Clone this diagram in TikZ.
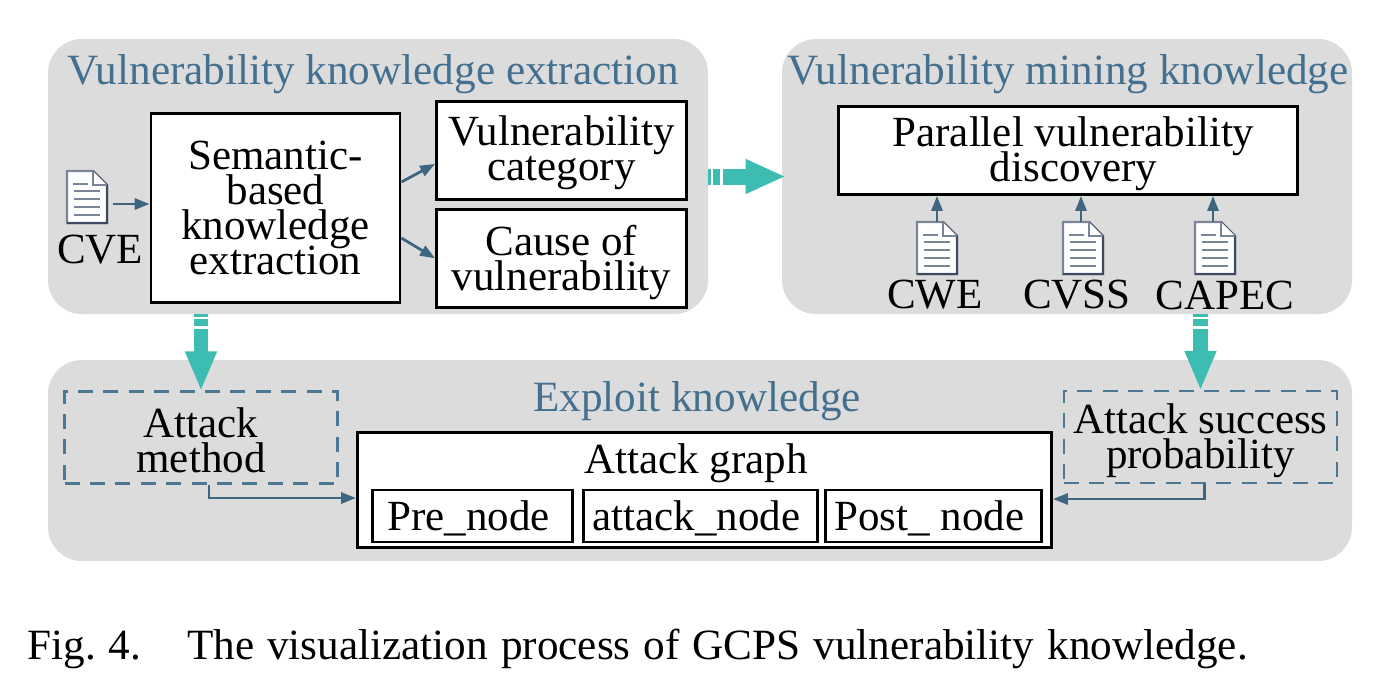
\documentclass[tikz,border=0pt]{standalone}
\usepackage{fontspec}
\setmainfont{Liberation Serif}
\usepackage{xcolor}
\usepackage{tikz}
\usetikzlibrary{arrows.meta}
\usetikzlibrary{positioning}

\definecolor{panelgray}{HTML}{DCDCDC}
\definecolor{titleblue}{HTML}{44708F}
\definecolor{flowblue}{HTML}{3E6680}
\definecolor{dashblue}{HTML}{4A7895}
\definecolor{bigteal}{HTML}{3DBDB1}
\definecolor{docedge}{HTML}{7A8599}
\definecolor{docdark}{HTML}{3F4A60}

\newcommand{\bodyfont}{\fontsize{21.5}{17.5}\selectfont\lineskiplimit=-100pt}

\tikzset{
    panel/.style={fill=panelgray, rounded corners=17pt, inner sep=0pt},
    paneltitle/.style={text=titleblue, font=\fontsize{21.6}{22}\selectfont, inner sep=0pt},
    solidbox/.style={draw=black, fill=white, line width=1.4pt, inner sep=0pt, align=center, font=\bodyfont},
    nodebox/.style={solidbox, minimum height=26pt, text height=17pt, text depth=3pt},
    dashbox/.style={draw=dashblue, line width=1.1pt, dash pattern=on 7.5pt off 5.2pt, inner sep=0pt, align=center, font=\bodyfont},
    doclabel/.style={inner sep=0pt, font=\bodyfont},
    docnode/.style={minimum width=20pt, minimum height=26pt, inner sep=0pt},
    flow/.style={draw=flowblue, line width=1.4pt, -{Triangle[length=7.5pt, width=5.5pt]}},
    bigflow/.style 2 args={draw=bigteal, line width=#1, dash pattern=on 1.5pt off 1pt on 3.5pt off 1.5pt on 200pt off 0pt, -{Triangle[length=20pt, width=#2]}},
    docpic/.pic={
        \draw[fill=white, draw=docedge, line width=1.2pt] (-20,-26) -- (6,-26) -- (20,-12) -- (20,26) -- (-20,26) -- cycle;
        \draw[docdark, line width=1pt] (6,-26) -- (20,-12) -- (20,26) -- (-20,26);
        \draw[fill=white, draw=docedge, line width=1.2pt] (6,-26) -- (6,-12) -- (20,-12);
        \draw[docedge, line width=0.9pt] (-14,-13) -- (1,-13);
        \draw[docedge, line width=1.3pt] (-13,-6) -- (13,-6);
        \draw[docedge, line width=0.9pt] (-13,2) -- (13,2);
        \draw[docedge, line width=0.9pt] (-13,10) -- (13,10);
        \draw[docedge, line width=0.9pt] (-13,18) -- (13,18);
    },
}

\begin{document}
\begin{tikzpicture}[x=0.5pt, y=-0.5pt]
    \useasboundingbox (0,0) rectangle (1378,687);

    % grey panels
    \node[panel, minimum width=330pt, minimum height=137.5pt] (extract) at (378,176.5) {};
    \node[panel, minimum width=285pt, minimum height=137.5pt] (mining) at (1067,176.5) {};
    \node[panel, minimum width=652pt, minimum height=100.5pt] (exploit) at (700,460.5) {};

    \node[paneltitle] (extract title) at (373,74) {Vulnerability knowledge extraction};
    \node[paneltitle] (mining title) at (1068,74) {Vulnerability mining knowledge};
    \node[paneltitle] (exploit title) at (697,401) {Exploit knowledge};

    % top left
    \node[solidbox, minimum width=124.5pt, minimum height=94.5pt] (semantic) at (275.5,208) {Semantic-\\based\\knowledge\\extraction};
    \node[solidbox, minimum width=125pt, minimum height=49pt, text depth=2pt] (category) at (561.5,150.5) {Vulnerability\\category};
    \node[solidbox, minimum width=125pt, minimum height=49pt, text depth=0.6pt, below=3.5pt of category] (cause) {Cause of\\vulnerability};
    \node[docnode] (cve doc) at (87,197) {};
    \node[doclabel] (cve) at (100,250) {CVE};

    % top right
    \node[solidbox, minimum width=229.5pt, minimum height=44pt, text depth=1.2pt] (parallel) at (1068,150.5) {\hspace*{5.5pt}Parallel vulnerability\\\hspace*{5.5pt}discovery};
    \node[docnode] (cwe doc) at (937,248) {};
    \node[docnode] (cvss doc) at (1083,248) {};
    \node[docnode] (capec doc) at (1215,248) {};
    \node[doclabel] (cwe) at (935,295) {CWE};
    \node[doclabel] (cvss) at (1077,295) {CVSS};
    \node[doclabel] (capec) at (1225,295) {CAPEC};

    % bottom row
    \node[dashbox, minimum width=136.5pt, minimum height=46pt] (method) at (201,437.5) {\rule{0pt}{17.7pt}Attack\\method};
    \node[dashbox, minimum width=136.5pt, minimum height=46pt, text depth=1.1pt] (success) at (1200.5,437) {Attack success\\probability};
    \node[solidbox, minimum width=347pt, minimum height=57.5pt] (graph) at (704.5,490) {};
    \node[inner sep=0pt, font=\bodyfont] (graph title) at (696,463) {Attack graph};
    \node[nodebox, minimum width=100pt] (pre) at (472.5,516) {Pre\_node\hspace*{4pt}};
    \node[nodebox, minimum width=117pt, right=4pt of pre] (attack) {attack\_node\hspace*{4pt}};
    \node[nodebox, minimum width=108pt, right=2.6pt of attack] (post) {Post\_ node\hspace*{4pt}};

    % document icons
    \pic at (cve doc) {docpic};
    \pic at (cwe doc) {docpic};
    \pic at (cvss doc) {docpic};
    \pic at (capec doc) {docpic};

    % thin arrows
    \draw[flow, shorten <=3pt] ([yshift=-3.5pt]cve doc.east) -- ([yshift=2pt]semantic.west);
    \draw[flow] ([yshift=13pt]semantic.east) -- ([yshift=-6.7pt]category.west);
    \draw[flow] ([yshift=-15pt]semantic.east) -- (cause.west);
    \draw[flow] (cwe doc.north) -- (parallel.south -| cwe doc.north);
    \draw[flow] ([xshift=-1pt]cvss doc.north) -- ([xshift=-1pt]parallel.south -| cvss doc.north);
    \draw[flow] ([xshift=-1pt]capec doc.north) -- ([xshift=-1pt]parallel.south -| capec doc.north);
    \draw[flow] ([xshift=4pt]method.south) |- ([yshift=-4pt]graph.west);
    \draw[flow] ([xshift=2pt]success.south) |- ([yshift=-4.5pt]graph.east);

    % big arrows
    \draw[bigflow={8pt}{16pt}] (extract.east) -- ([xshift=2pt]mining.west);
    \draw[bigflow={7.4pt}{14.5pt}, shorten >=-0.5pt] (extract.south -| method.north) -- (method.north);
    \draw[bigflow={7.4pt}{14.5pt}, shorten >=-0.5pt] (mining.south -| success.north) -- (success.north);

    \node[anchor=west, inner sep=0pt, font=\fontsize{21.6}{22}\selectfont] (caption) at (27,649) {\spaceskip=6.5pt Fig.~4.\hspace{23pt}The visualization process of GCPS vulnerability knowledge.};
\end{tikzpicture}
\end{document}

****

» **EXERCISE OBJECTIVE**
The listing above needs to be output again exactly. Don't include the pictures.

» **SOLUTION TO THIS TASK**
Clone this diagram in TikZ.
\documentclass[tikz,border=0pt]{standalone}
\usepackage{fontspec}
\setmainfont{Liberation Serif}
\usepackage{xcolor}
\usepackage{tikz}
\usetikzlibrary{arrows.meta}
\usetikzlibrary{positioning}

\definecolor{panelgray}{HTML}{DCDCDC}
\definecolor{titleblue}{HTML}{44708F}
\definecolor{flowblue}{HTML}{3E6680}
\definecolor{dashblue}{HTML}{4A7895}
\definecolor{bigteal}{HTML}{3DBDB1}
\definecolor{docedge}{HTML}{7A8599}
\definecolor{docdark}{HTML}{3F4A60}

\newcommand{\bodyfont}{\fontsize{21.5}{17.5}\selectfont\lineskiplimit=-100pt}

\tikzset{
    panel/.style={fill=panelgray, rounded corners=17pt, inner sep=0pt},
    paneltitle/.style={text=titleblue, font=\fontsize{21.6}{22}\selectfont, inner sep=0pt},
    solidbox/.style={draw=black, fill=white, line width=1.4pt, inner sep=0pt, align=center, font=\bodyfont},
    nodebox/.style={solidbox, minimum height=26pt, text height=17pt, text depth=3pt},
    dashbox/.style={draw=dashblue, line width=1.1pt, dash pattern=on 7.5pt off 5.2pt, inner sep=0pt, align=center, font=\bodyfont},
    doclabel/.style={inner sep=0pt, font=\bodyfont},
    docnode/.style={minimum width=20pt, minimum height=26pt, inner sep=0pt},
    flow/.style={draw=flowblue, line width=1.4pt, -{Triangle[length=7.5pt, width=5.5pt]}},
    bigflow/.style 2 args={draw=bigteal, line width=#1, dash pattern=on 1.5pt off 1pt on 3.5pt off 1.5pt on 200pt off 0pt, -{Triangle[length=20pt, width=#2]}},
    docpic/.pic={
        \draw[fill=white, draw=docedge, line width=1.2pt] (-20,-26) -- (6,-26) -- (20,-12) -- (20,26) -- (-20,26) -- cycle;
        \draw[docdark, line width=1pt] (6,-26) -- (20,-12) -- (20,26) -- (-20,26);
        \draw[fill=white, draw=docedge, line width=1.2pt] (6,-26) -- (6,-12) -- (20,-12);
        \draw[docedge, line width=0.9pt] (-14,-13) -- (1,-13);
        \draw[docedge, line width=1.3pt] (-13,-6) -- (13,-6);
        \draw[docedge, line width=0.9pt] (-13,2) -- (13,2);
        \draw[docedge, line width=0.9pt] (-13,10) -- (13,10);
        \draw[docedge, line width=0.9pt] (-13,18) -- (13,18);
    },
}

\begin{document}
\begin{tikzpicture}[x=0.5pt, y=-0.5pt]
    \useasboundingbox (0,0) rectangle (1378,687);

    % grey panels
    \node[panel, minimum width=330pt, minimum height=137.5pt] (extract) at (378,176.5) {};
    \node[panel, minimum width=285pt, minimum height=137.5pt] (mining) at (1067,176.5) {};
    \node[panel, minimum width=652pt, minimum height=100.5pt] (exploit) at (700,460.5) {};

    \node[paneltitle] (extract title) at (373,74) {Vulnerability knowledge extraction};
    \node[paneltitle] (mining title) at (1068,74) {Vulnerability mining knowledge};
    \node[paneltitle] (exploit title) at (697,401) {Exploit knowledge};

    % top left
    \node[solidbox, minimum width=124.5pt, minimum height=94.5pt] (semantic) at (275.5,208) {Semantic-\\based\\knowledge\\extraction};
    \node[solidbox, minimum width=125pt, minimum height=49pt, text depth=2pt] (category) at (561.5,150.5) {Vulnerability\\category};
    \node[solidbox, minimum width=125pt, minimum height=49pt, text depth=0.6pt, below=3.5pt of category] (cause) {Cause of\\vulnerability};
    \node[docnode] (cve doc) at (87,197) {};
    \node[doclabel] (cve) at (100,250) {CVE};

    % top right
    \node[solidbox, minimum width=229.5pt, minimum height=44pt, text depth=1.2pt] (parallel) at (1068,150.5) {\hspace*{5.5pt}Parallel vulnerability\\\hspace*{5.5pt}discovery};
    \node[docnode] (cwe doc) at (937,248) {};
    \node[docnode] (cvss doc) at (1083,248) {};
    \node[docnode] (capec doc) at (1215,248) {};
    \node[doclabel] (cwe) at (935,295) {CWE};
    \node[doclabel] (cvss) at (1077,295) {CVSS};
    \node[doclabel] (capec) at (1225,295) {CAPEC};

    % bottom row
    \node[dashbox, minimum width=136.5pt, minimum height=46pt] (method) at (201,437.5) {\rule{0pt}{17.7pt}Attack\\method};
    \node[dashbox, minimum width=136.5pt, minimum height=46pt, text depth=1.1pt] (success) at (1200.5,437) {Attack success\\probability};
    \node[solidbox, minimum width=347pt, minimum height=57.5pt] (graph) at (704.5,490) {};
    \node[inner sep=0pt, font=\bodyfont] (graph title) at (696,463) {Attack graph};
    \node[nodebox, minimum width=100pt] (pre) at (472.5,516) {Pre\_node\hspace*{4pt}};
    \node[nodebox, minimum width=117pt, right=4pt of pre] (attack) {attack\_node\hspace*{4pt}};
    \node[nodebox, minimum width=108pt, right=2.6pt of attack] (post) {Post\_ node\hspace*{4pt}};

    % document icons
    \pic at (cve doc) {docpic};
    \pic at (cwe doc) {docpic};
    \pic at (cvss doc) {docpic};
    \pic at (capec doc) {docpic};

    % thin arrows
    \draw[flow, shorten <=3pt] ([yshift=-3.5pt]cve doc.east) -- ([yshift=2pt]semantic.west);
    \draw[flow] ([yshift=13pt]semantic.east) -- ([yshift=-6.7pt]category.west);
    \draw[flow] ([yshift=-15pt]semantic.east) -- (cause.west);
    \draw[flow] (cwe doc.north) -- (parallel.south -| cwe doc.north);
    \draw[flow] ([xshift=-1pt]cvss doc.north) -- ([xshift=-1pt]parallel.south -| cvss doc.north);
    \draw[flow] ([xshift=-1pt]capec doc.north) -- ([xshift=-1pt]parallel.south -| capec doc.north);
    \draw[flow] ([xshift=4pt]method.south) |- ([yshift=-4pt]graph.west);
    \draw[flow] ([xshift=2pt]success.south) |- ([yshift=-4.5pt]graph.east);

    % big arrows
    \draw[bigflow={8pt}{16pt}] (extract.east) -- ([xshift=2pt]mining.west);
    \draw[bigflow={7.4pt}{14.5pt}, shorten >=-0.5pt] (extract.south -| method.north) -- (method.north);
    \draw[bigflow={7.4pt}{14.5pt}, shorten >=-0.5pt] (mining.south -| success.north) -- (success.north);

    \node[anchor=west, inner sep=0pt, font=\fontsize{21.6}{22}\selectfont] (caption) at (27,649) {\spaceskip=6.5pt Fig.~4.\hspace{23pt}The visualization process of GCPS vulnerability knowledge.};
\end{tikzpicture}
\end{document}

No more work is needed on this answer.